Y llegó el crepúsculo. Cielo, tierra y arroyos eran de color ceniza, y lo eran
las rozas y las rastrojeras, las parideras y las torrucas. Rancheros y pastores se vistieron de gris. El intenso
frío sepultó cualquier recuerdo de la cándida primavera y el viento, que andaba
en calma chicha, se rebeló en un instante. Se cerró entonces la noche más
impenetrable, vino la lluvia, abundante, y la madrugada quedó hecha retales,
rasgada por los quejidos de luz de una borrasca de las que desbarata cualquier
plan premeditado.
En noches
como aquélla, y viniendo el tiempo como venía, el chacho Bartolo tenía por
costumbre aparejar una buena lumbre y acostar pronto el hato familiar porque no
perdiese el calor, para que cuando llegase la tormenta eléctrica los cogiese
guarecidos en el tinao y con las
esparteñas en alto.
A tiro de
piedra de la casa principal, por encima de la Cañá del
Rastrojo, se elevaba un viejo y destartalado chozo de pizarra y monte, una
achaparrada torruca fondeada junto a un redil empedrado. En un
instante, aquel recóndito rincón del mundo quedó envuelto en la más oscura
soledad, asaeteado una y mil veces por una trepidante multitud de aguijones
eléctricos. En el interior, creyéndose protegidos de la noche y de las
inclemencias meteorológicas, una cuadrilla de pastores dejaba pasar el temporal
sin más luz que los rescoldos de lo que fue contundente lumbre de encina. Los
unos, junto al hogar e imaginando ser caporales cuando no pasaban de zagales,
desafiaban la tormenta tirando de baraja y bota; y otros dos, más temerosos de
Dios y de sus advertencias, dormían en el catre colocando las alpargatas y su
propia vida sobre la farfolla del colchón.

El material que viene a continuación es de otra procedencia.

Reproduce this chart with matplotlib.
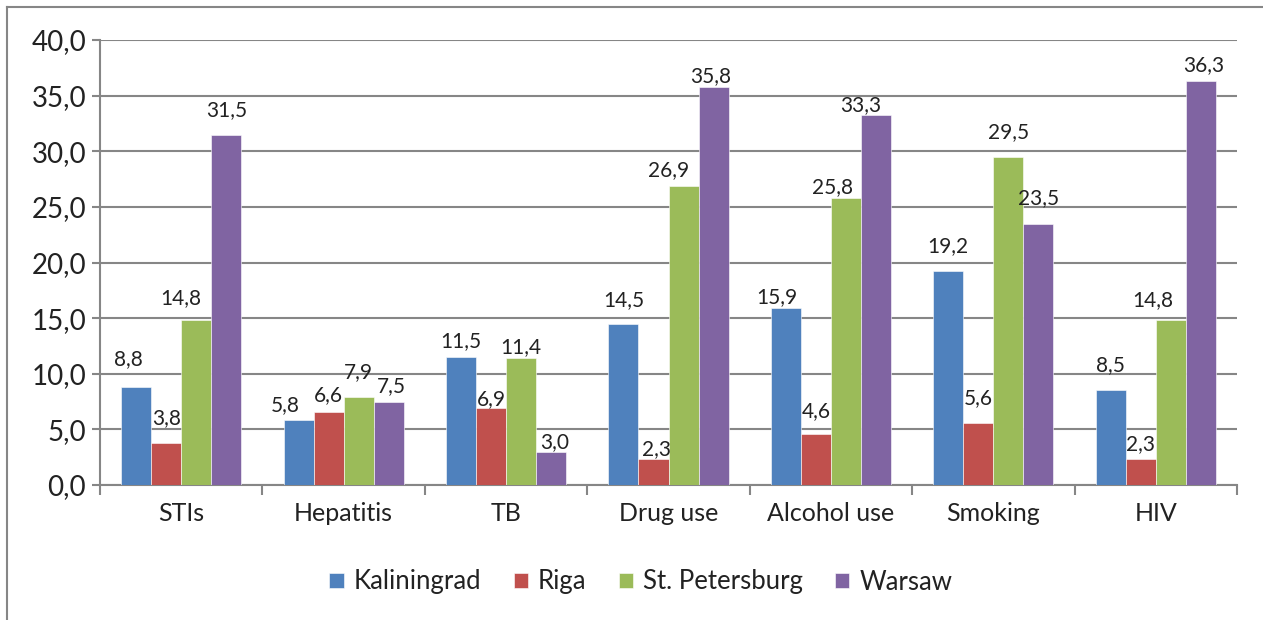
import matplotlib.pyplot as plt
import numpy as np
from matplotlib.lines import Line2D

# categories and values
categories = ['STIs', 'Hepatitis', 'TB', 'Drug use', 'Alcohol use', 'Smoking', 'HIV']
cities = ['Kaliningrad', 'Riga', 'St. Petersburg', 'Warsaw']
kaliningrad = [8.8, 5.8, 11.5, 14.5, 15.9, 19.2, 8.5]
riga = [3.8, 6.6, 6.9, 2.3, 4.6, 5.6, 2.3]
st_petersburg = [14.8, 7.9, 11.4, 26.9, 25.8, 29.5, 14.8]
warsaw = [31.5, 7.5, 3.0, 35.8, 33.3, 23.5, 36.3]
colors = ['#4F81BD', '#C0504D', '#9BBB59', '#8064A2']

# label placement in the original was hand-tweaked: (dx, gap above bar) in pixels, per city
label_dx = [[-8, -13, 0, 0, -9, 0, 0],
            [0, 0, 0, 3, 0, 0, 0],
            [-15, 0, 0, -15, -13, 0, -18],
            [0, 3, 4, -3, -15, 0, 3]]
label_gap = [[22, 9, 10, 18, 5, 19, 19],
             [19, 10, 3, 4, 17, 19, 9],
             [16, 19, 5, 10, 5, 19, 14],
             [18, 9, 4, 5, 3, 19, 10]]

plt.rcParams['font.family'] = ['Lato', 'DejaVu Sans']

fig = plt.figure(figsize=(12.63, 6.2), dpi=100)
ax = fig.add_axes([100 / 1263, 1 - 485 / 620, 1137 / 1263, 445 / 620])

x = np.arange(len(categories))
width = 0.185
series = [kaliningrad, riga, st_petersburg, warsaw]
for i, (vals, name, c) in enumerate(zip(series, cities, colors)):
    pos = x + (i - 1.5) * width
    bars = ax.bar(pos, vals, width, color=c, label=name, edgecolor='white', linewidth=0.4, zorder=3)
    for j, (b, v) in enumerate(zip(bars, vals)):
        ax.annotate(f'{v:.1f}'.replace('.', ','), (b.get_x() + b.get_width() / 2, v),
                    xytext=(label_dx[i][j], label_gap[i][j]), textcoords='offset pixels',
                    ha='center', va='baseline', fontsize=15, color='#222222', zorder=4)

ax.set_xlim(-0.5, len(categories) - 0.5)
ax.set_ylim(0, 40)
ax.set_yticks(np.arange(0, 41, 5))
ax.set_yticklabels([f'{v:.1f}'.replace('.', ',') for v in np.arange(0, 41, 5)], fontsize=20)
ax.yaxis.grid(True, color='#868686', linewidth=1.5, zorder=0)

# category labels centered, ticks on boundaries
ax.set_xticks(np.arange(-0.5, len(categories)))
ax.set_xticklabels([])
ax.set_xticks(x, minor=True)
ax.set_xticklabels(categories, minor=True, fontsize=18, color='#222222')
ax.tick_params(axis='x', which='minor', length=0, pad=12)
ax.tick_params(axis='x', which='major', length=7, width=1.5, color='#868686')
ax.tick_params(axis='y', length=6, width=1.5, color='#868686', pad=4, labelcolor='#222222')

for s in ['top', 'right']:
    ax.spines[s].set_visible(False)
for s in ['left', 'bottom']:
    ax.spines[s].set_color('#868686')
    ax.spines[s].set_linewidth(1.5)

leg = fig.legend(loc='center', bbox_to_anchor=(641 / 1263, 1 - 582 / 620), ncol=4,
                 frameon=False, fontsize=18.5, handlelength=0.55, handleheight=0.55,
                 handletextpad=0.4, columnspacing=1.25)
for t in leg.get_texts():
    t.set_color('#222222')

# chart border
fig.add_artist(Line2D([7 / 1263, 1], [1 - 7 / 620, 1 - 7 / 620], color='#868686', linewidth=1.5))
fig.add_artist(Line2D([7 / 1263, 7 / 1263], [0, 1 - 7 / 620], color='#868686', linewidth=1.5))

fig.savefig('out.png', dpi=100)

Estando en aquellos trajines,
mientras pastoreaban con vino los unos y sesteaban con temor los otros, un
relámpago no tuvo otro alcance que partir la torruca en dos y
dejar tiesos a los que, pies en tierra, se desgañitaban cantando por bastos.
Los
supervivientes, desorientados y tiznados como jeta de churras, adormilados y
sin llegar a saber por dónde les había entrado el lobo, salieron tan en
desbandada que, de no haberse dado de morros con la casa grande, con seguridad
hubieran hecho la vereda de un tirón y sin repostar en aprisco
ni abrevadero. El chacho Bartolo, cogido tan de improviso como matanza en
Cuaresma, los atendió y socorrió en la medida que pudo e inmediatamente dio
aviso del siniestro a las autoridades.
Fue de esta
manera, quizá algo anecdótica, como aquel trágico capítulo serrano se integró
en el tejido familiar y pasó a formar parte de su memoria. Y así, en situación
similar y venido el caso, mi abuela hacía uso de aquellas brasas de su niñez
para argumentar la obligada prudencia que había de tenerse en materia de
tormentas y temporales.
********************************
Días atrás,
cuando los protagonistas ya son memoria y ejemplo, superadas muchas lunas,
tantas que la memoria es ya pavesa, templados por mil aguaceros, solaneras y
temporales, cayó en mis manos la noticia de prensa del acontecimiento (ABC de
28 de abril de 1923). Y de esta manera tan rocambolesca, aquel viejo comunicado
vino a dar certeza a lo que, siendo niños, nos parecía más cuento para
amedrentar la imprudente juventud en tarde de borrasca que crónica real.